On the urban hike that most surprised her …
I’ve always been intimidated by the Big Apple. It was too crowded, too confusing—too much. Plus, there’s one reputation it doesn’t have: green. I didn’t expect to find very much of the natural world remaining in a city so thoroughly charted and claimed by humans. But when I looked into it, I learned that nature is abundant in New York.
More than twenty percent of the city’s land is used for parks and recreation. Nature is almost everywhere throughout the five boroughs … with the exception of the one place the city’s youngest residents are required to be: schoolyards.
As I researched New York, I started to wonder: Why did turn-of-the-century architects design schoolyards as if they were big-box store parking lots? Why are kids fenced into asphalt lots that look more like prison yards than play areas? As a wilderness trekker, I know just how restorative, calming, and healing it can be to leave the pavement and soak up nature. What must it feel like to be a kid and not have that choice to make? Read more about Thomas’ thru-hike through New York via the city’s public school playgrounds.
On the formative role of local parks in early childhood …
[On my urban hike through NYC], I watched a dad balance his five-year-old daughter as she pedaled around the track at P.S. 130 in the South Bronx. It reminded me of one of my earliest memories: teetering on training wheels at my school’s basketball courts. So many years later, my stomach still drops at the thrill I felt when Dad let go of the bike. Defining moments in life are made in parks. I wouldn’t be the athlete I am today had it not been for my local park.

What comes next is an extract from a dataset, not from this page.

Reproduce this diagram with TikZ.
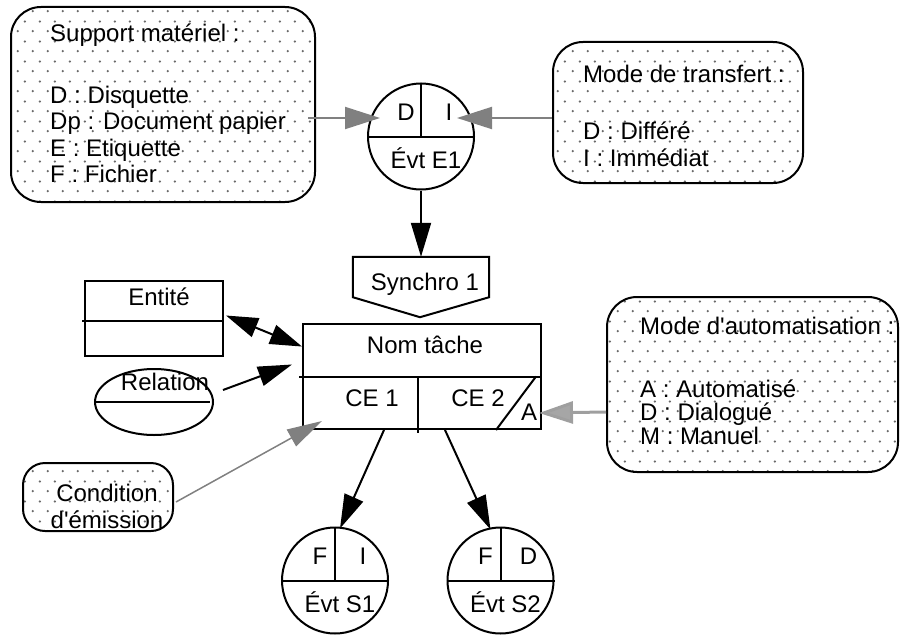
\documentclass[tikz,border=0pt]{standalone}
\usepackage{fontspec}
\setmainfont{Liberation Sans}[Ligatures=TeXOff]
\usetikzlibrary{arrows.meta, calc, shapes.geometric, patterns}
\definecolor{dotgray}{RGB}{105,105,105}
\definecolor{arrgray}{RGB}{128,128,128}
\pgfdeclarepatternformonly{notedots}{\pgfqpoint{0pt}{0pt}}{\pgfqpoint{15pt}{20pt}}{\pgfqpoint{15pt}{20pt}}{%
  \pgfpathcircle{\pgfqpoint{3pt}{3pt}}{1.3pt}%
  \pgfpathcircle{\pgfqpoint{10.5pt}{13pt}}{1.3pt}%
  \pgfusepath{fill}}

\begin{document}
\begin{tikzpicture}[x=1pt, y=-1pt,
  every node/.style={font=\fontsize{24}{25.5}\selectfont, inner sep=0pt},
  line/.style={line width=2pt},
  note/.style={draw, line width=2pt, rounded corners=30pt, pattern=notedots, pattern color=dotgray},
  evt/.style={circle, draw, line width=2pt, minimum size=106pt},
  blackarr/.style={line width=2pt, -{Triangle[length=34pt, width=20pt]}},
  grayarr/.style={line width=2pt, arrgray, -{Triangle[length=35pt, width=22pt]}},
  condarr/.style={line width=1.5pt, arrgray, -{Triangle[length=35pt, width=19pt]}},
  autoarr/.style={line width=3pt, gray!75, -{Triangle[length=34pt, width=22pt, fill=gray!70]}}
]
  \useasboundingbox (0,0) rectangle (901,634);

  % notes
  \node[note, minimum width=304pt, minimum height=195pt] (support) at (163,104.5) {};
  \node[anchor=north west, align=left, font=\fontsize{24}{26.5}\selectfont] (supporttxt) at (50,24)
    {Support matériel :\\[35pt]D : Disquette\\Dp : Document papier\\E : Etiquette\\F : Fichier};
  \node[note, minimum width=250pt, minimum height=141pt] (transfert) at (678,112.5) {};
  \node[anchor=north west, align=left, font=\fontsize{24}{27}\selectfont] (transferttxt) at (583,64.5)
    {Mode de transfert :\\[30pt]D : Différé\\I : Immédiat};
  \node[note, minimum width=291pt, minimum height=175pt] (automat) at (752.5,384.5) {};
  \node[anchor=north west, align=left, font=\fontsize{24}{23.5}\selectfont] (automattxt) at (640,316.5)
    {Mode d\textquotesingle automatisation :\\[39.5pt]A : Automatisé\\D : Dialogué\\M : Manuel};
  \node[note, rounded corners=22pt, minimum width=150pt, minimum height=68pt] (condition) at (98,497) {};
  \node[align=center, font=\fontsize{24}{27}\selectfont] (conditiontxt) at (107,506)
    {Condition\\d\textquotesingle émission};

  % events
  \foreach \n/\x/\y/\l/\r/\t in {e1/421/136.5/D/I/Évt E1, s1/335/580.5/F/I/Évt S1, s2/500.5/580.5/F/D/Évt S2} {
    \node[evt] (\n) at (\x,\y) {};
    \draw[line] (\n.west) -- (\n.east);
    \draw[line] (\n.north) -- (\n.center);
    \node (\n-l) at ($(\n.center)+(-15,-24)$) {\l};
    \node (\n-r) at ($(\n.center)+(28,-24)$) {\r};
    \node (\n-t) at ($(\n.center)+(5,22)$) {\t};
  }

  % synchro
  \node[minimum width=136pt, minimum height=40pt] (synchro) at (421,277) {};
  \draw[line, line join=miter] (synchro.south west) -- (synchro.north west) -- (synchro.north east)
    -- (synchro.south east) -- ($(synchro.south)+(-1,20)$) -- cycle;
  \node (synchrotxt) at (425,284) {Synchro 1};

  % task
  \node[draw, line width=2pt, minimum width=238pt, minimum height=105pt] (tache) at (422,376.5) {};
  \draw[line] ($(tache.west)+(-3,0)$) -- (tache.east);
  \draw[line] ($(tache.center)+(-4,0)$) -- ($(tache.south)+(-4,3)$);
  \draw[line] ($(tache.east)+(-6,0)$) -- ($(tache.south east)+(-46,0)$);
  \node (tachetxt) at (425,345) {Nom tâche};
  \node (ce1) at (372,398) {CE 1};
  \node (ce2) at (478,398) {CE 2};
  \node (auto) at (529,412) {A};

  % entity and relation
  \node[draw, line width=2pt, minimum width=138pt, minimum height=75pt] (entite) at (154,318.5) {};
  \draw[line] ($(entite.west)+(-2,2.5)$) -- ($(entite.east)+(0,2.5)$);
  \node (entitetxt) at (159,297) {Entité};
  \node[ellipse, draw, line width=2pt, minimum width=118pt, minimum height=66pt] (relation) at (154,402) {};
  \draw[line] (relation.west) -- ($(relation.east)+(-4,0)$);
  \node (relationtxt) at (165,382) {Relation};

  % connectors
  \draw[grayarr] ($(support.east)+(-8,13.5)$) -- ($(e1.center)+(-41,-18.5)$);
  \draw[grayarr] ($(transfert.west)+(0,5.5)$) -- ($(e1.center)+(36,-18.5)$);
  \draw[blackarr] (e1.south) -- (synchro.north);
  \draw[line, {Triangle[length=32pt, width=20pt]}-{Triangle[length=32pt, width=20pt]}]
    ($(entite.east)+(2,-3)$) -- ($(tache.north west)!0.22!(tache.south west)$);
  \draw[blackarr] ($(relation.east)+(9,-12)$) -- ($(tache.west)+(-10,-12)$);
  \draw[condarr] ($(condition.east)+(2,5)$) -- ($(tache.south west)+(20,-9)$);
  \draw[autoarr] ($(automat.west)+(0,27.5)$) -- ($(tache.south east)+(-3,-17)$);
  \draw[blackarr] ($(tache.south)+(-38,0)$) -- ($(s1.north)+(5,2)$);
  \draw[blackarr] ($(tache.south)+(23,0)$) -- ($(s2.north)+(-10,3)$);
\end{tikzpicture}
\end{document}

On the benefits of hiking in a city …
I love being on trail, but I also understand that the prospect of wilderness travel can be really intimidating.
You have to travel to the trailhead, and round up the gear, which can be expensive, and then you have to figure out how to use it. How do you find clean water? What happens if someone gets hurt? What about wildlife? These are the kinds of questions you don’t have to worry about in a city setting—it opens a lot more doors, and you can do it for a lot less money.
At the same time, so many of the things I love about wilderness hiking carry over to the city: you’re still using your body and seeing the world at three miles per hour. You’re exploring and seeing new places, meeting cool people, uncovering all the hidden surprises a city has to offer, navigating with a map, and contending with unexpected hurdles on your route.
On losing yourself to find yourself …
We go onto trails thinking that the trail transforms us and we come out realizing that’s who we were all along.
On one nagging question that keeps her motivated to keep up the urban hiking …
Countless Americans have no choice but to walk wherever they need to go. So how can we invest in and design our cities so everyone can get where they need to go safely?